Like in humans, antibiotics are given to animals treat their infections. “Often animals are given antibiotics without investigating the cause of infection,” said Dr Jyoti Misri of the Indian Council of Agricultural Research.
But antibiotics are also given to entire flocks or herds of animals as a prophylactic, a measure to prevent infection from sweeping through the animal population. Antibiotics are also used as growth promoters in animals.
“The use of antibiotics as growth promoters is used to increase the weight of the animal and therefore related to economics of production,” said Misri.
About 60% of human infections are of animal origin and antimicrobial resistance can be passed to humans through food and to people who have direct contact with animals like farmers and animal handlers. These pathogens can also spread to people who are handling of raw meat before cooking. The microbes can also be passed through ingestion of water contaminated by stools or urine in water.
Sometimes, resistant microbes may not jump from an animal to a person but there might be a transfer of genetic elements between microbes common to animals and humans. Such transfers allow drug-resistant properties or determinants in the animal pathogen to be transferred to the human pathogen.
Need India-specific studies
There has been very little research on drug resistance of microbes among animals or the presence of antibiotics in animal meat. A 2015 report by the think tank Centre for Disease Dynamics and Economic Policy refers to studies that have found bacteria with 100% resistance to the antibiotic sulfadiazine among chickens and other fowl. Researchers have also found widespread bacterial resistance to amikacin, carbenicillin, erythromycin, penicillin, and streptomycin.
Currently, the FAO is helping the Indian Council of Agricultural Research acquire standards for measuring antimicrobial resistance in animals.
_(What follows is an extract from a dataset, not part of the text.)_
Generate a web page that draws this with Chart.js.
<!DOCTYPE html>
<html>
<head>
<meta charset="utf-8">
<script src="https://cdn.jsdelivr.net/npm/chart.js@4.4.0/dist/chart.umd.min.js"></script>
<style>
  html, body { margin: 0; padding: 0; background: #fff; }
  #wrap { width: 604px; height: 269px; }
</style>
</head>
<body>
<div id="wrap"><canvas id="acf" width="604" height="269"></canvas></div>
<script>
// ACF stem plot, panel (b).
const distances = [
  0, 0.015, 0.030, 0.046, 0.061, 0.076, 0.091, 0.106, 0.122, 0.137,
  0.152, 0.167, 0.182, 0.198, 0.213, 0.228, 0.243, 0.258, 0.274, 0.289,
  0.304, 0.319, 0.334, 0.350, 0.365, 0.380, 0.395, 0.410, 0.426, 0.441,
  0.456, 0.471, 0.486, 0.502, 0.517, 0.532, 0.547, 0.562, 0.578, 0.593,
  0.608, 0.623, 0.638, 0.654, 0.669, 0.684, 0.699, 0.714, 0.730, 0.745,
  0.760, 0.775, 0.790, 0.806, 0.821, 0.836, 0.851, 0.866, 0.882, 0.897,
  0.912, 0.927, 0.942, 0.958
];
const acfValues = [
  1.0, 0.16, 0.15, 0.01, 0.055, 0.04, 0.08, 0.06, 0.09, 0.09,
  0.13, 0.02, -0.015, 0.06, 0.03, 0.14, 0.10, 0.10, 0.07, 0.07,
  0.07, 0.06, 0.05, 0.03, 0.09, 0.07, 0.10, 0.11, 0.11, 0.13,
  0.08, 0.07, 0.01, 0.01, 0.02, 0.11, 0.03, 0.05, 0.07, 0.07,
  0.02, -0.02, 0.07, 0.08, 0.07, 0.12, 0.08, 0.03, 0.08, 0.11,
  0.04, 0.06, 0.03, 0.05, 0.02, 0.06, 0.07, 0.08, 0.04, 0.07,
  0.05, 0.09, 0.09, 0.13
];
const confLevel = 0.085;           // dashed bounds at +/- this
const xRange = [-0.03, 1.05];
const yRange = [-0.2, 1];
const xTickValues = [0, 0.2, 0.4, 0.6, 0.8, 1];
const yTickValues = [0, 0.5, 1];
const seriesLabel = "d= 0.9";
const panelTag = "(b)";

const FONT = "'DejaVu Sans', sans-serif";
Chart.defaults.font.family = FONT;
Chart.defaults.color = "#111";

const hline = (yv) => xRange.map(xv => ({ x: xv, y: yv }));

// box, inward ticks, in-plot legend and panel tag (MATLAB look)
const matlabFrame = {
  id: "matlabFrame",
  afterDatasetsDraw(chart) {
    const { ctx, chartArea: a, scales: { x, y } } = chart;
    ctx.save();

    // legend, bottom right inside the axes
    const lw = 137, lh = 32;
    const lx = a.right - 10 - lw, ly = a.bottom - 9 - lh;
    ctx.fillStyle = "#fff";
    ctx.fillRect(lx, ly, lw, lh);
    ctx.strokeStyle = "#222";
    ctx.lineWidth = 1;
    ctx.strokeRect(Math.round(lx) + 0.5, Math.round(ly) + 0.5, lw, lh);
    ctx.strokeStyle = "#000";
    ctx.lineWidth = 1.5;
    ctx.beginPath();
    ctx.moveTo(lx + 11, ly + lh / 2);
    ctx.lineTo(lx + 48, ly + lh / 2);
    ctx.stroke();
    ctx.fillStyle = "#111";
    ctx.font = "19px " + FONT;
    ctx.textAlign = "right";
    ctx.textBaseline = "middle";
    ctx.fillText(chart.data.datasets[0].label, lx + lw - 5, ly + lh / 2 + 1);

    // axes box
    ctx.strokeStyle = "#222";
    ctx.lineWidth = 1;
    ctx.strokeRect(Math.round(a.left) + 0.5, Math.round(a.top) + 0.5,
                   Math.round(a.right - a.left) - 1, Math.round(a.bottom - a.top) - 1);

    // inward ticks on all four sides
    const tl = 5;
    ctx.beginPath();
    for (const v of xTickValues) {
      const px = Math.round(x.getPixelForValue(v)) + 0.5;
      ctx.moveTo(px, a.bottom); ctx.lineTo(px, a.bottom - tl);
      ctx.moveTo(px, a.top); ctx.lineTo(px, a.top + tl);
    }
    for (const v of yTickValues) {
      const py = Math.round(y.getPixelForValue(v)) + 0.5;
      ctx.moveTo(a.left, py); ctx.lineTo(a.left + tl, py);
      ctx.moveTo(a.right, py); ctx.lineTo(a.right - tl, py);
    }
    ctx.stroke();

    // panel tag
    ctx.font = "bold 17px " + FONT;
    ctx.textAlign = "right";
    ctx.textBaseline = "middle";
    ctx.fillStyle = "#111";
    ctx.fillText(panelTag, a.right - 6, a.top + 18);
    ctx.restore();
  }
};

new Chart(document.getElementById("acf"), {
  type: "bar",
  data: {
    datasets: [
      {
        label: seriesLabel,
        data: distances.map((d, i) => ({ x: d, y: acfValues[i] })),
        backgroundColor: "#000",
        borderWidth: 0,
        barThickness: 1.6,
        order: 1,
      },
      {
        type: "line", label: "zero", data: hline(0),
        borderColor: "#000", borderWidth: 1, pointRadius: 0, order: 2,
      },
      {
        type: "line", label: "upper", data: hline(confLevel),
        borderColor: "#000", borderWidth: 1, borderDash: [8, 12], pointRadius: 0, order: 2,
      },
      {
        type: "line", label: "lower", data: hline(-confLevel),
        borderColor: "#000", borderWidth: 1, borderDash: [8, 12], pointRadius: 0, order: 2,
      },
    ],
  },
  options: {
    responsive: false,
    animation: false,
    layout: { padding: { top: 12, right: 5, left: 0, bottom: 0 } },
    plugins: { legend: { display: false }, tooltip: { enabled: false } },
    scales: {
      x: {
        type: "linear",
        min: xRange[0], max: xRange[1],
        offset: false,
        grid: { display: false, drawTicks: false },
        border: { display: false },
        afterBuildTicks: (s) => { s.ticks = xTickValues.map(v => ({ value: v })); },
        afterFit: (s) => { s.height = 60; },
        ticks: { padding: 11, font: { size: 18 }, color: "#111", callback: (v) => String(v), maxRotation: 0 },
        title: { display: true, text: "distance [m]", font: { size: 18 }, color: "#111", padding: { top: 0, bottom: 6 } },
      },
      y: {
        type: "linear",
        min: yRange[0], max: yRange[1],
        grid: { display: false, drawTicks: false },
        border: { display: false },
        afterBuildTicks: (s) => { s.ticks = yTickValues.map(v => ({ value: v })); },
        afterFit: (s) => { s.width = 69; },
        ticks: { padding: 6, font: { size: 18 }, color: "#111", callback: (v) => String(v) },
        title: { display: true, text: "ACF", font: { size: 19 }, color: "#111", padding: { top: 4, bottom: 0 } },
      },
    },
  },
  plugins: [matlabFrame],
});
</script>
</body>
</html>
“There are different breakpoints to declare pathogen resistance in humans and animals, because their dosages are different,” said Dr Kamini Walia who is coordinating the animal research on drug resistance for the Indian Council of Medical Research. A breakpoint is a concentration of an antibiotic that defines whether a pathogen is are susceptible or resistant to it.
These standards are being adopted in India for the first time in new surveillance programmes for livestock, poultry and fisheries. India also needs to test the effect of antibiotics as growth promoters among livestock and whether they actually help increase the weight of animals and so their meat content, said Bhatia.
Policy gaps
The Indian Council of Medical Research and the Indian Council of Agriculture Research are meeting to discuss which antibiotics need to be restricted or banned completely for use in animals. For instance, colistin is a drug of last resort that is prescribed to patients when all other antibiotics have failed but is currently used extensively to prevent infections in animals. Colistin resistance, if passed from animals to humans, can be calamitous.
“We need to tell farmers not to use last resort antibiotics because ultimately everyone will suffer,” said Bhatia.
Even though the Food Safety and Standards Authority of India has banned the use of antibiotics in fisheries, there is no such regulation for the poultry and livestock industries.
Even with the severity of the problem, Bhatia feels that a blanket ban on the use of antibiotics in animal husbandry may not be effective. The government will have to bring farmers into the conversation and the process of cutting down on indiscriminate antibiotic use.
“If there is no qualified veterinarian or laboratory in a village, we cannot stop a farmer from feeding his cattle or poultry antibiotics,” said Bhatia. “We need to provide them with alternatives.”